WHAT IS ASKED => Return every line below in which "this" appears.

%%

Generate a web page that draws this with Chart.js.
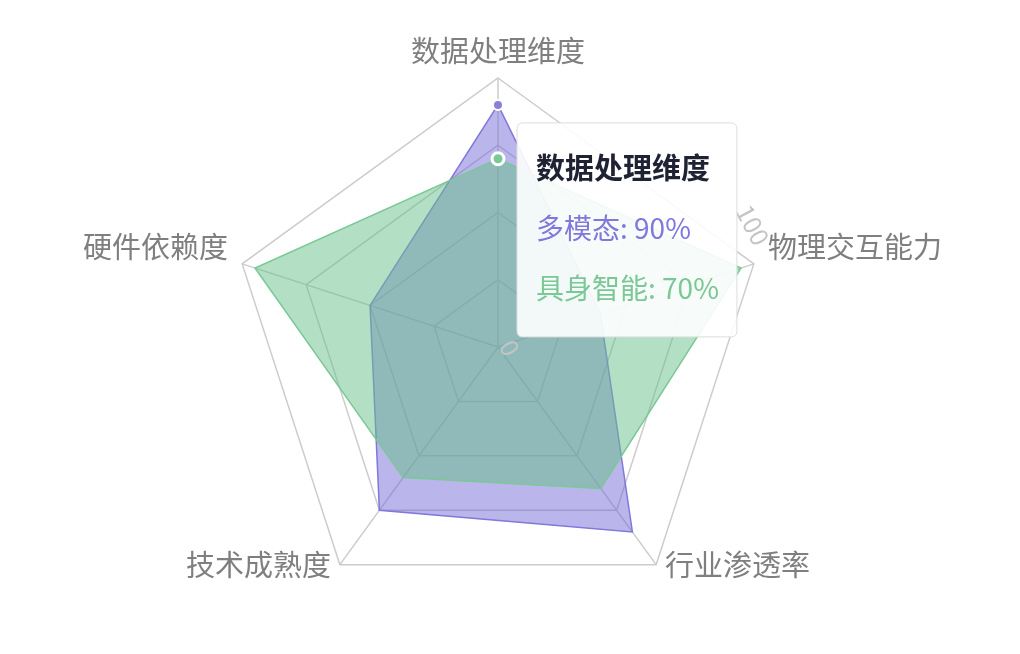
<!DOCTYPE html>
<html>
<head>
<meta charset="utf-8">
<script src="https://cdn.jsdelivr.net/npm/chart.js@4.4.1/dist/chart.umd.min.js"></script>
<style>
  html, body { margin: 0; padding: 0; background: #fff; }
  #wrap { width: 1020px; height: 654px; }
</style>
</head>
<body>
<div id="wrap"><canvas id="radarChart"></canvas></div>
<script>
const dimensions = ['数据处理维度', '物理交互能力', '行业渗透率', '技术成熟度', '硬件依赖度'];
const multimodal = [90, 40, 85, 75, 50];
const embodied = [70, 95, 65, 60, 95];
const seriesNames = ['多模态', '具身智能'];
const tickMarks = [0, 100];
const hoverIndex = 0;

const labelFont = '"Noto Sans CJK SC", "Noto Sans", sans-serif';

// Tooltip placed to the right of the hovered points
Chart.Tooltip.positioners.rightOf = function (items) {
    if (!items.length) return false;
    const x = items[0].element.x;
    const y = Math.min(...items.map(it => it.element.y));
    return { x: x + 25, y: y + 18, xAlign: 'left', yAlign: 'top' };
};

// Axis names drawn just outside each vertex, aligned away from the centre
const axisNamePlugin = {
    id: 'axisNames',
    afterDatasetsDraw(chart) {
        const scale = chart.scales.r;
        const ctx = chart.ctx;
        ctx.save();
        ctx.font = '29px ' + labelFont;
        ctx.fillStyle = '#7f7f7f';
        ctx.textBaseline = 'middle';
        dimensions.forEach((name, i) => {
            const p = scale.getPointPosition(i, scale.drawingArea + 15);
            const dx = p.x - scale.xCenter;
            ctx.textAlign = Math.abs(dx) < 1 ? 'center' : (dx > 0 ? 'left' : 'right');
            ctx.fillText(name, p.x, p.y - 12);
        });

        // "0" and "100" rotated next to the second axis
        const offsets = [[12, 1], [-1, -39]];
        ctx.font = '25px ' + labelFont;
        ctx.fillStyle = '#c4c4c4';
        ctx.textAlign = 'center';
        tickMarks.forEach((v, i) => {
            const p = scale.getPointPositionForValue(1, v);
            ctx.save();
            ctx.translate(p.x + offsets[i][0], p.y + offsets[i][1]);
            ctx.rotate(62 * Math.PI / 180);
            ctx.fillText(String(v), 0, 0);
            ctx.restore();
        });
        ctx.restore();
    }
};

const ctx = document.getElementById('radarChart').getContext('2d');
const chart = new Chart(ctx, {
    type: 'radar',
    data: {
        labels: dimensions,
        datasets: [{
            label: seriesNames[0],
            data: multimodal,
            order: 2,
            borderColor: 'rgb(128,120,218)',
            backgroundColor: 'rgba(110,100,212,0.48)',
            borderWidth: 1.5,
            pointRadius: 0,
            pointHoverRadius: 5,
            pointBackgroundColor: 'rgb(138,128,216)',
            pointHoverBackgroundColor: 'rgb(138,128,216)',
            pointHoverBorderColor: '#fff',
            pointHoverBorderWidth: 2
        }, {
            label: seriesNames[1],
            data: embodied,
            order: 1,
            borderColor: 'rgb(122,200,150)',
            backgroundColor: 'rgba(103,191,139,0.5)',
            borderWidth: 1.5,
            pointRadius: 0,
            pointHoverRadius: 6,
            pointBackgroundColor: 'rgb(124,200,150)',
            pointHoverBackgroundColor: 'rgb(124,200,150)',
            pointHoverBorderColor: '#fff',
            pointHoverBorderWidth: 3
        }]
    },
    options: {
        responsive: true,
        maintainAspectRatio: false,
        animation: false,
        events: [],
        layout: {
            padding: { left: 198, right: 222, top: 78, bottom: 38 }
        },
        scales: {
            r: {
                min: 0,
                max: 100,
                ticks: { stepSize: 25, display: false },
                grid: { color: '#cccccc', lineWidth: 1.5 },
                angleLines: { color: '#cccccc', lineWidth: 1.5 },
                pointLabels: { display: false }
            }
        },
        plugins: {
            legend: { display: false },
            tooltip: {
                position: 'rightOf',
                backgroundColor: 'rgba(255,255,255,0.9)',
                borderColor: '#dddddd',
                borderWidth: 1,
                cornerRadius: 6,
                caretSize: 0,
                caretPadding: 0,
                displayColors: false,
                padding: { top: 28, bottom: 32, left: 19, right: 18 },
                titleColor: '#1f2233',
                titleFont: { family: labelFont, size: 29, weight: 'bold' },
                titleMarginBottom: 26,
                bodyFont: { family: labelFont, size: 28 },
                bodySpacing: 26,
                itemSort: (a, b) => a.datasetIndex - b.datasetIndex,
                callbacks: {
                    label: item => item.dataset.label + ': ' + item.raw + '%',
                    labelTextColor: item => item.dataset.borderColor
                }
            }
        }
    },
    plugins: [axisNamePlugin]
});

const active = [
    { datasetIndex: 0, index: hoverIndex },
    { datasetIndex: 1, index: hoverIndex }
];
chart.setActiveElements(active);
chart.tooltip.setActiveElements(active, { x: 0, y: 0 });
chart.update();
</script>
</body>
</html>
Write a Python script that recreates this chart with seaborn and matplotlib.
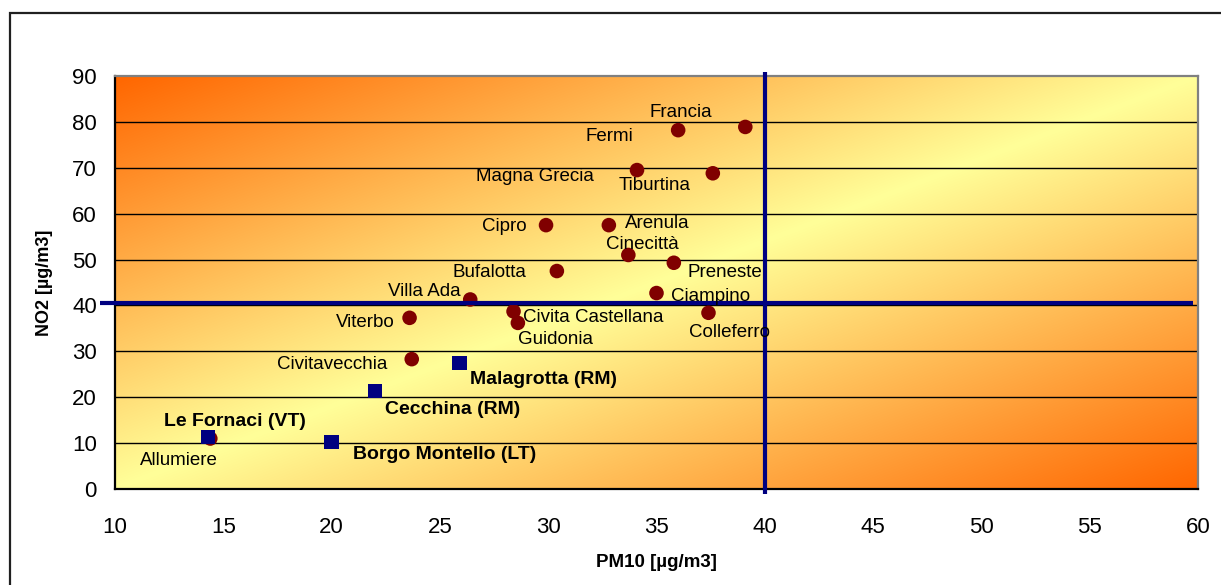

%%

TASK RESULT =>
Generate a web page that draws this with Chart.js.
Write a Python script that recreates this chart with seaborn and matplotlib.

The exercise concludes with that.